Moreover, the simple relocation of the stone from the churchyard into the church appears to have triggered an unforeseen ownership dispute. As part of the scheduling process, the owners of the monument must be notified. This was presumed at first to have been the Church of Scotland, though a representative for the Church was unsure of their ownership, considering that, in contrast to the church building, the churchyard itself was actually property of Sutherland Council. At this point, a representative of the Solicitor's Office writes to notify SDD that they were wrong to encourage the removal of the stone from the churchyard to the church without consulting the owners of the churchyard (the council). It then became necessary to retroactively clear the action with Sutherland Council--who, in the end, did not object in the slightest.

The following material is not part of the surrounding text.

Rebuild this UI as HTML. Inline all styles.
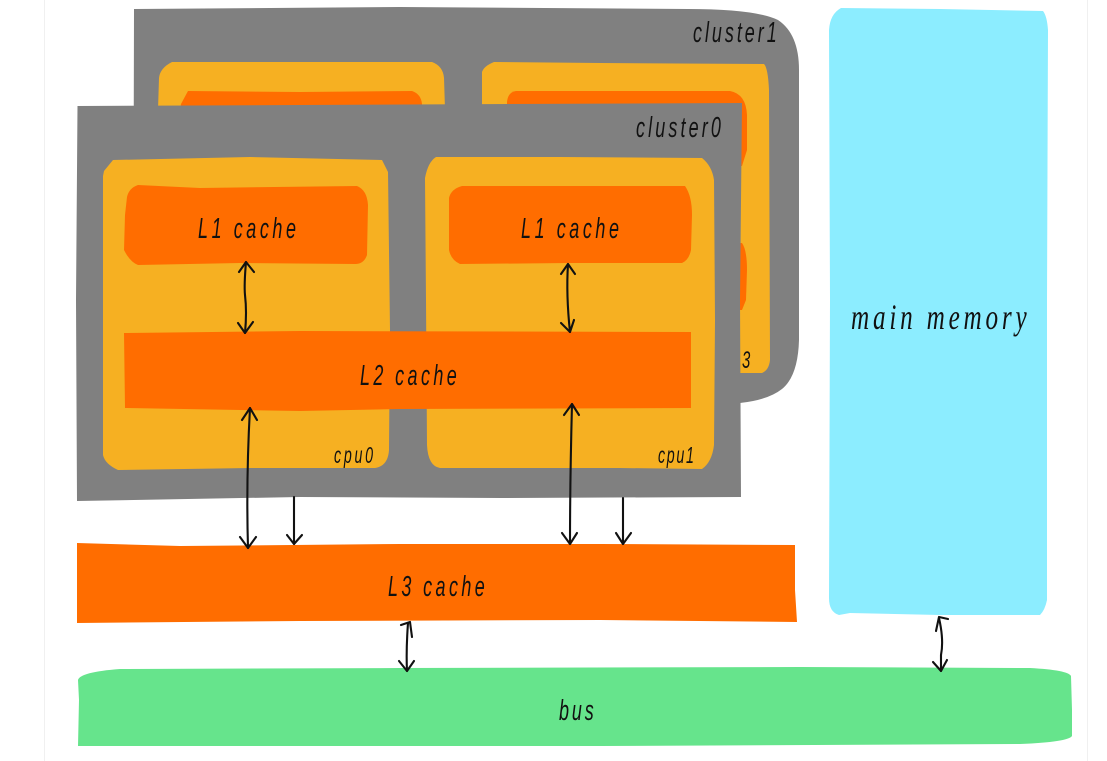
<!DOCTYPE html>
<html><head><meta charset="utf-8"><style>
html,body{margin:0;padding:0;background:#fff;width:1107px;height:761px;overflow:hidden}
svg{display:block}
text{font-family:"Liberation Sans",sans-serif;font-style:italic;fill:#111;stroke:none}
.a{fill:none;stroke:#111;stroke-width:2.1;stroke-linecap:round;stroke-linejoin:round}
</style></head><body>
<svg width="1107" height="761" viewBox="0 0 1107 761" xmlns="http://www.w3.org/2000/svg">
<rect x="44" y="0" width="1" height="761" fill="#f0f0f0"/>
<rect x="1087" y="0" width="1" height="761" fill="#f0f0f0"/>

<!-- cluster1 -->
<path fill="#808080" d="M134 9 L400 7 L688 9 Q755 9 778 20 Q799 34 799 70 L799 340 Q798 376 782 389 Q768 400 740 403 L500 420 L133 420 Z"/>
<path fill="#f6b022" d="M159 78 Q160 68 172 62 L230 62 L432 62 Q443 66 444 78 L445 110 L158 110 Z"/>
<path fill="#f6b022" d="M482 72 Q484 66 494 62 L600 63 L764 64 Q768 68 769 90 L770 360 Q769 370 762 373 L700 373 L482 373 Z"/>
<path fill="#ff6d00" d="M181 104 L188 91 L300 92 L412 91 Q421 94 422 104 L422 110 L180 110 Z"/>
<path fill="#ff6d00" d="M507 102 Q508 92 516 91 L730 91 Q746 94 747 115 L747 150 L742 166 L507 166 Z"/>
<path fill="#ff6d00" d="M700 243 L742 243 Q747 250 747 270 L746 300 L742 310 L700 310 Z"/>
<text transform="translate(693,42) scale(.62,1)" font-size="29" textLength="135" lengthAdjust="spacing">cluster1</text>
<text transform="translate(742,368) scale(.62,1)" font-size="24" >3</text>

<!-- cluster0 -->
<path fill="#808080" d="M77.5 106 L300 105 L742 103 L740 300 L741 497 L500 498 L300 497 L77 501 L76 300 Z"/>
<path fill="#f6b022" d="M104 171 L103 176 L103 360 L103 455 Q105 464 118 470 L250 468 L375 468 Q388 466 389 450 L390 330 L388 172 L382 160 L250 157 L113 160 Z"/>
<path fill="#f6b022" d="M425 178 Q428 162 436 157 L560 157 L702 158 Q712 166 714 180 L715 320 L714 445 Q712 462 702 469 L620 468 L440 468 Q428 466 427 445 L426 300 Z"/>
<path fill="#ff6d00" d="M127 197 Q129 188 138 185 L200 188 L357 186 Q367 190 368 205 L367 255 Q364 264 355 264 L240 263 L138 265 Q130 262 124 250 L125 215 Z"/>
<path fill="#ff6d00" d="M449 198 Q451 189 462 186 L560 186 L685 186 Q692 196 692 215 L691 250 Q689 260 682 263 L570 263 L460 264 Q451 260 449 250 Z"/>
<path fill="#ff6d00" d="M124 333 L300 331 L691 332 L691 408 L400 409 L300 411 L125 408 Z"/>
<text transform="translate(198,238) scale(.62,1)" font-size="29" textLength="158" lengthAdjust="spacing">L1 cache</text>
<text transform="translate(521,238) scale(.62,1)" font-size="29" textLength="158" lengthAdjust="spacing">L1 cache</text>
<text transform="translate(360,385) scale(.62,1)" font-size="29" textLength="156" lengthAdjust="spacing">L2 cache</text>
<text transform="translate(334,463) scale(.62,1)" font-size="23" textLength="63" lengthAdjust="spacing">cpu0</text>
<text transform="translate(658,463) scale(.62,1)" font-size="23" textLength="58" lengthAdjust="spacing">cpu1</text>
<text transform="translate(636,137) scale(.62,1)" font-size="29" textLength="137" lengthAdjust="spacing">cluster0</text>

<!-- L3 -->
<path fill="#ff6d00" d="M77 543 L180 546 L400 544 L600 544 L795 545 L795 590 L797 622 L600 620 L300 621 L77 623 Z"/>
<text transform="translate(388,596) scale(.62,1)" font-size="29" textLength="156" lengthAdjust="spacing">L3 cache</text>

<!-- main memory -->
<path fill="#8cedff" d="M829 30 Q830 14 841 8 L940 9 L1043 11 Q1047 16 1048 30 L1047 300 L1047 600 Q1045 610 1040 615 L940 615 L850 613 L839 615 Q829 612 829 598 L830 300 Z"/>
<text transform="translate(851,329) scale(.7,1)" font-size="36" textLength="251" lengthAdjust="spacing" style="font-family:'Liberation Serif',serif">main memory</text>

<!-- bus -->
<path fill="#66e48c" d="M78 680 Q80 672 120 669 L400 668 L800 667 L1030 668 Q1068 670 1071 676 L1072 710 L1072 736 Q1068 742 1020 744 L600 746 L300 746 L78 746 L79 700 Z"/>
<text transform="translate(559,720) scale(.62,1)" font-size="29" textLength="56" lengthAdjust="spacing">bus</text>

<!-- arrows -->
<g class="a">
<path d="M246 262 Q244 285 245 295 Q247 312 245 333"/><path d="M239 272 L246 262 L254 272"/><path d="M238 323 L245 333 L253 322"/>
<path d="M568 264 Q566 295 570 332"/><path d="M561 274 L568 264 L575 274"/><path d="M561 323 L570 332 L574 320"/>
<path d="M250 408 Q246 480 248 548"/><path d="M242 420 L250 408 L257 420"/><path d="M240 537 L248 548 L256 537"/>
<path d="M294 497 L294 544"/><path d="M287 535 L294 544 L302 535"/>
<path d="M572 404 Q570 480 570 544"/><path d="M564 415 L572 404 L579 415"/><path d="M562 533 L570 544 L577 533"/>
<path d="M623 498 L623 544"/><path d="M616 533 L623 544 L631 533"/>
<path d="M408 623 Q406 650 407 671"/><path d="M401 625 L410 622 L412 637"/><path d="M399 661 L407 671 L414 661"/>
<path d="M939 618 Q944 640 941 655 L941 671"/><path d="M936 631 L939 617 L948 619"/><path d="M933 662 L941 671 L947 660"/>
</g>
</svg>
</body></html>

Within this tangled mess of bureaucracy lies, I think, an interesting insight--that a process which ostensibly exists in order to recognize and protect objects which presumably already exist as national monuments can be alternatively analyzed as creating monuments as such. One characteristic of a monument of historical significance, at least from the perspective of this string of interactions, appears to be that it stands in place, more or less permanently, and testifies to the particular history to which it belongs. The Kincardine Stone only does this as a result of the scheduling process itself, which fixed it in place both physically and symbolically--while at the same time adding a series of complex (and amusing) events to its biography. The moving of the stone (and the subsequent ownership disputes resulting from the move), while potentially part of the stone's history in a broad sense, are not a part of its monumental significance. A monument cannot be moving around--it must find its final resting place. 

These movements are, however, always recoverable in the archives, where they may become someday (e.g., right now, in this blog post) the basis for new signification.

Allen, J. Romily, and Joseph Anderson. 1903. The Early Christian Monuments of Scotland: A Classified, Illustrated, Descriptive List of the Monuments, With an Analysis of Their Symbolism and Ornamentation. Rhind Lectures in Archaeology. Edinburgh: Printed for the Society of antiquaries of Scotland, by Neill & co., limited.

Stuart, John. 1856. Sculptured Stones of Scotland. Aberdeen: Spalding Club.